Before buying a stock, have you ever followed any of steps mentioned above ? 98% people would say ‘NO”. People enter in stock market either by influence or just to try their luck. This is how people buy stocks suggested by their broker, some friend or any expert. But stock picking should be given at least that much time you give in purchasing refrigerator or microwave oven. It is not that simple as it seems and not that complex as well if you do it properly. It is personal preparation as much as knowledge and research that distinguishes the successful stock picker from the chronic loser. Ultimately it is neither the stock market nor even the companies that determine an investor’s fate. It is the investor himself.

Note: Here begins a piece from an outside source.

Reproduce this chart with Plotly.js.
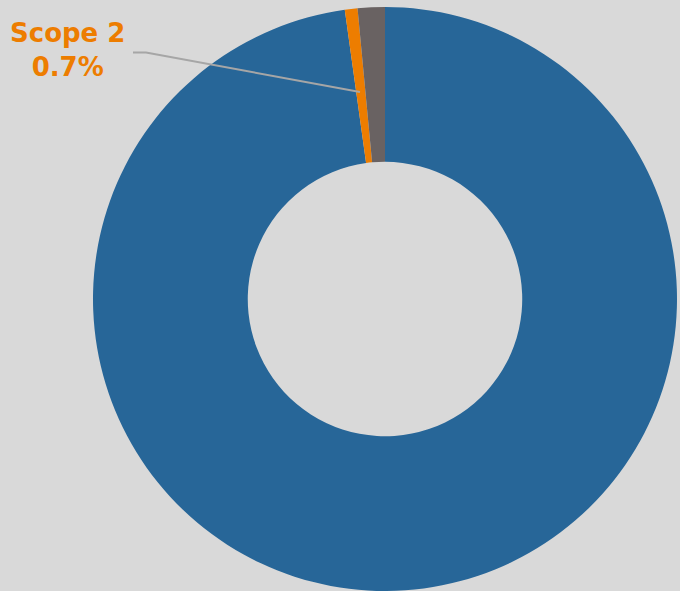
<!DOCTYPE html>
<html>
<head>
<meta charset="utf-8">
<script src="https://cdn.plot.ly/plotly-3.0.1.min.js"></script>
<style>html,body{margin:0;padding:0;background:#d9d9d9;}</style>
</head>
<body>
<div id="chart" style="width:680px;height:591px;"></div>
<script>
const labels = ['Scope 3', 'Scope 2', 'Scope 1'];
const values = [97.8, 0.7, 1.5];
const colors = ['#276698', '#ED7D00', '#696262'];
const labelIndex = 1;

const W = 680, H = 591;
function px(x) { return x / W; }
function py(y) { return 1 - y / H; }

const trace = {
  type: 'pie',
  labels: labels,
  values: values,
  sort: false,
  direction: 'clockwise',
  rotation: 0,
  hole: 0.47,
  textinfo: 'none',
  hoverinfo: 'label+percent',
  marker: { colors: colors, line: { width: 0 } },
  domain: { x: [92 / W, 678 / W], y: [0, 1] },
  showlegend: false
};

const layout = {
  width: W,
  height: H,
  margin: { l: 0, r: 0, t: 7, b: 0 },
  paper_bgcolor: '#d9d9d9',
  plot_bgcolor: '#d9d9d9',
  showlegend: false,
  annotations: [{
    xref: 'paper', yref: 'paper',
    x: px(67), y: py(44),
    xanchor: 'center', yanchor: 'middle',
    text: '<b>' + labels[labelIndex] + '<br>' + values[labelIndex].toFixed(1) + '%</b>',
    showarrow: false,
    align: 'center',
    font: { family: 'DejaVu Sans', size: 26, color: '#ED7D00' }
  }],
  shapes: [{
    type: 'path',
    xref: 'paper', yref: 'paper',
    path: 'M ' + px(133) + ',' + py(46) + ' L ' + px(146) + ',' + py(46) + ' L ' + px(360) + ',' + py(86),
    line: { color: '#a6a6a6', width: 2 }
  }]
};

Plotly.newPlot('chart', [trace], layout, { displayModeBar: false, staticPlot: true });
</script>
</body>
</html>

I will explain you in this article how people considers stock picking and how it really should be.
It is nothing like stock-picking is hereditary talent. Though, many people would like to blame their losses on some inbred tragic flaw. They believe that others are just born to invest, my own history refutes it. This is just an excuse to not analysis a company. People just want to earn more money in short time just be following some expert’s advise. Do you think it is that simple? If it would be like than at least some people would gain much money by just following some expert advise. So buy a stock by using your brain only and analyze a company in which you are investing your valuable money.
Investing in stock is an art not a science. That’s why studying history and philosophy is much better preparation for stock market than studying statistics. People who have been trained so rigidly quantify everything have a big disadvantage. If stock picking could be quantified, you could learn that from nearest computer center and make a fortune, but it doesn’t work that way. All the math you need in stock market you get in primary education. It is just simple logic that you have to apply during research of a company. Its not rocket science.
Let me give you a simple example. Wall street thinks just as the Greeks did. The early Greeks sit around for days and debate how many teeth a horse has. They thought they could figure it out by just sitting there, instead of checking the horse. A lot of investors do the same, instead of checking company they sit around and debate whether a stock is going up, as if the financial muse gives them the answer. 😊 It sounds silly but everyday the experts confuse cause and effect on wall street in offering some new explanation for why market goes up.
Mister Johson had changed America’s mind about investing in stocks. He believed that you invest in stocks not to preserve capital, but to make money. Then you take your profits and invest in more stocks and make even more money. According to him “Stocks you trade, It’s wives you are stuck with.”